My Bucket Of Parts: Lunchtime noise proves entertaining

Evan Williams is a senior journalism major and writes 'My Bucket of Parts' for the Daily News. His views do not necessarily agree with those of the newspaper.

Eating lunch is different on everybody's plate.

Some prefer a slice of beef, while others enjoy a simple bowl of cereal.

I am the bowl of cereal type. My metabolism is so fast that it wouldn't matter if I ate the beef or the cereal. In the end, I would weigh the same and females would continue to say, "I hate you."

It's difficult to be hated at such a young age. I think that's why I often eat lunch alone. I am my own company; however, it depends who I'm eating around. I eat in public forums daily and technically will never eat alone -- I am surrounded by conversation.

And, do you know what I do with that conversation? I eavesdrop.

Don't act so shocked. You do it too. It's better than reality television.

The conversations range from one-night stands to bad kissers to shy bladders, sacrificing goats to roommates that walk around naked, and the occasional sex talk.

"You did that position?" asked the shocked girlfriend.

"Not only did I do that position, but I also did this position."

I hear the clink of silverware, and you can just imagine what the fork is doing to the spoon. I fear even more if the one-night stand actually involved forks and spoons.

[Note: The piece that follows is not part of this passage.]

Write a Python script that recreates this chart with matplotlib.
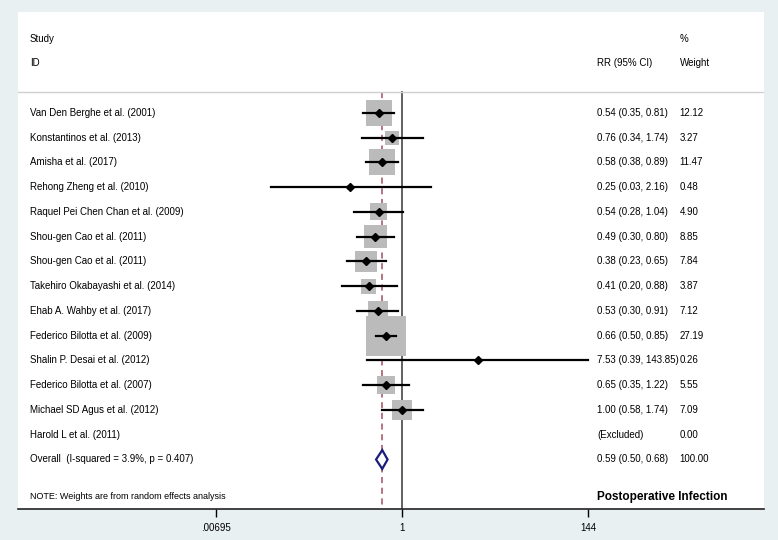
import numpy as np
import matplotlib
matplotlib.use("Agg")
import matplotlib.pyplot as plt
from matplotlib.transforms import blended_transform_factory

plt.rcParams["font.family"] = ["Liberation Sans", "DejaVu Sans"]

studies = ["Van Den Berghe et al. (2001)", "Konstantinos et al. (2013)", "Amisha et al. (2017)",
           "Rehong Zheng et al. (2010)", "Raquel Pei Chen Chan et al. (2009)", "Shou-gen Cao et al. (2011)",
           "Shou-gen Cao et al. (2011)", "Takehiro Okabayashi et al. (2014)", "Ehab A. Wahby et al. (2017)",
           "Federico Bilotta et al. (2009)", "Shalin P. Desai et al. (2012)", "Federico Bilotta et al. (2007)",
           "Michael SD Agus et al. (2012)", "Harold L et al. (2011)"]
rr = [0.54, 0.76, 0.58, 0.25, 0.54, 0.49, 0.38, 0.41, 0.53, 0.66, 7.53, 0.65, 1.00, np.nan]
lo = [0.35, 0.34, 0.38, 0.03, 0.28, 0.30, 0.23, 0.20, 0.30, 0.50, 0.39, 0.35, 0.58, np.nan]
hi = [0.81, 1.74, 0.89, 2.16, 1.04, 0.80, 0.65, 0.88, 0.91, 0.85, 143.85, 1.22, 1.74, np.nan]
weights = [12.12, 3.27, 11.47, 0.48, 4.90, 8.85, 7.84, 3.87, 7.12, 27.19, 0.26, 5.55, 7.09, 0.00]
overall = (0.59, 0.50, 0.68)
overall_label = "Overall  (I-squared = 3.9%, p = 0.407)"
xticks = [0.00695, 1, 144]
xticklabels = [".00695", "1", "144"]

BG = "#E8F0F2"
W, H = 778, 540
fig = plt.figure(figsize=(W / 100, H / 100), dpi=100, facecolor=BG)
ax = fig.add_axes([18 / W, (H - 509) / H, 746 / W, (509 - 12) / H])
ax.set_facecolor("white")

ppl = 37.43  # px per ln unit
ax.set_xscale("log")
ax.set_xlim(np.exp((18 - 402) / ppl), np.exp((764 - 402) / ppl))
ax.set_ylim(16.0, -4.08)

for s in ["top", "right", "left"]:
    ax.spines[s].set_visible(False)
ax.spines["bottom"].set_color("#222222")
ax.spines["bottom"].set_linewidth(1.2)
ax.set_yticks([])
ax.set_xticks(xticks)
ax.set_xticklabels(xticklabels, fontsize=7)
ax.minorticks_off()
ax.tick_params(axis="x", length=6, width=1, pad=4)

n = len(studies)
ys = np.arange(n)

# reference lines
ax.plot([1, 1], [-0.85, 16.0], color="#555555", lw=1.3, zorder=1)
ax.plot([overall[0], overall[0]], [-0.85, 16.0], color="#A05060", lw=1.1,
        ls=(0, (4, 3)), zorder=1)
ax.axhline(-0.85, color="#D0D0D0", lw=1, zorder=1)

# boxes + CIs
for i in range(n):
    if np.isnan(rr[i]):
        continue
    side_px = 7.67 * np.sqrt(weights[i])
    ax.scatter([rr[i]], [ys[i]], marker="s", s=(side_px * 0.72) ** 2,
               color="#BBBBBB", edgecolors="none", zorder=2)
    ax.plot([lo[i], hi[i]], [ys[i], ys[i]], color="black", lw=1.6, zorder=3)
    ax.plot([rr[i]], [ys[i]], marker="D", ms=3.8, color="black", zorder=4)

# overall diamond
yo = n
ax.fill([overall[1], overall[0], overall[2], overall[0]], [yo, yo - 0.38, yo, yo + 0.38],
        facecolor="white", edgecolor="#1C1C7A", lw=1.6, zorder=4)

tr = blended_transform_factory(ax.transAxes, ax.transData)
xn, xr, xw = 0.016, 0.776, 0.887
fs = 7
ax.text(xn, -3, "Study", transform=tr, fontsize=fs, va="center")
ax.text(xn, -2, "ID", transform=tr, fontsize=fs, va="center")
ax.text(xr, -2, "RR (95% CI)", transform=tr, fontsize=fs, va="center")
ax.text(xw, -3, "%", transform=tr, fontsize=fs, va="center")
ax.text(xw, -2, "Weight", transform=tr, fontsize=fs, va="center")

for i in range(n):
    ax.text(xn, ys[i], studies[i], transform=tr, fontsize=fs, va="center")
    if np.isnan(rr[i]):
        ci = "(Excluded)"
    else:
        ci = f"{rr[i]:.2f} ({lo[i]:.2f}, {hi[i]:.2f})"
    ax.text(xr, ys[i], ci, transform=tr, fontsize=fs, va="center")
    ax.text(xw, ys[i], f"{weights[i]:.2f}", transform=tr, fontsize=fs, va="center")

ax.text(xn, yo, overall_label, transform=tr, fontsize=fs, va="center")
ax.text(xr, yo, f"{overall[0]:.2f} ({overall[1]:.2f}, {overall[2]:.2f})", transform=tr, fontsize=fs, va="center")
ax.text(xw, yo, "100.00", transform=tr, fontsize=fs, va="center")

ax.text(xn, 15.5, "NOTE: Weights are from random effects analysis", transform=tr, fontsize=6.5, va="center")
ax.text(xr, 15.5, "Postoperative Infection", transform=tr, fontsize=8.5, fontweight="bold", va="center")

fig.savefig("out.png", dpi=100, facecolor=BG)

But I am distracted from the good conversation, because across the way a large laughter penetrates the dining air, and my eyes drip blood. This person fills the booth, jiggles in her seat, and defies sophistication with her mouth full of mashed potatoes, slamming both hands against the broken table.

Yikes.

But more entertaining than the sex-talkers, or the loud-mashed-potato-laughers, are the theater majors that perform during my lunch hour.

I've never been to a dinner theater, nor do I ever want to -- thanks to all the over-dramatic karma I've received from theater students during lunch.

They sing their welcome to the full table of denim, bleached hair, magenta hair, pig tails, stripes, spandex and Gap, and they all stand up in their chairs with choreographed moves, pelvic thrusts like "Greased Lightnin'," and, again, sexual references made with forks and spoons.

Conversation is impossible to overhear at the "Rocky Horror Picture Show" table, and at that point, I drown out every noise with my CD player and headphones and become the degenerate, anti-social Gen-Xer I've been labeled. But, the production becomes louder than Pantera in concert, and so I succumb to their racket.

At this point, I realize they are performing the finale -- it's always louder and longer, isn't it?

The theater table's good-byes are so dramatic that they spend extra "dining plus" off their meal cards to purchase fireworks and colorful streamers for their exit. It starts with a huge blast from a firecracker, and then sparklers fizz in every which direction. They all put on their white gloves, and wave good-bye, while singing some unfanciful tune composed by a dead cow. By the end of this, they are all standing in positions on the table, chairs and kneeling on the floor while the lights in the cafeteria have dimmed, and the fireworks continue a geyser of bright light.

They never bow, though.

Then again, I never clap.

In the end, I am amazed at the noise levels produced by all the vocal cords combined during lunch. With all the chatter from the sex-talkers, fraternizing big shots, mashed-potato-laughing-girls, and the theater crowd, they could create enough noise power to send a school bus to Uranus.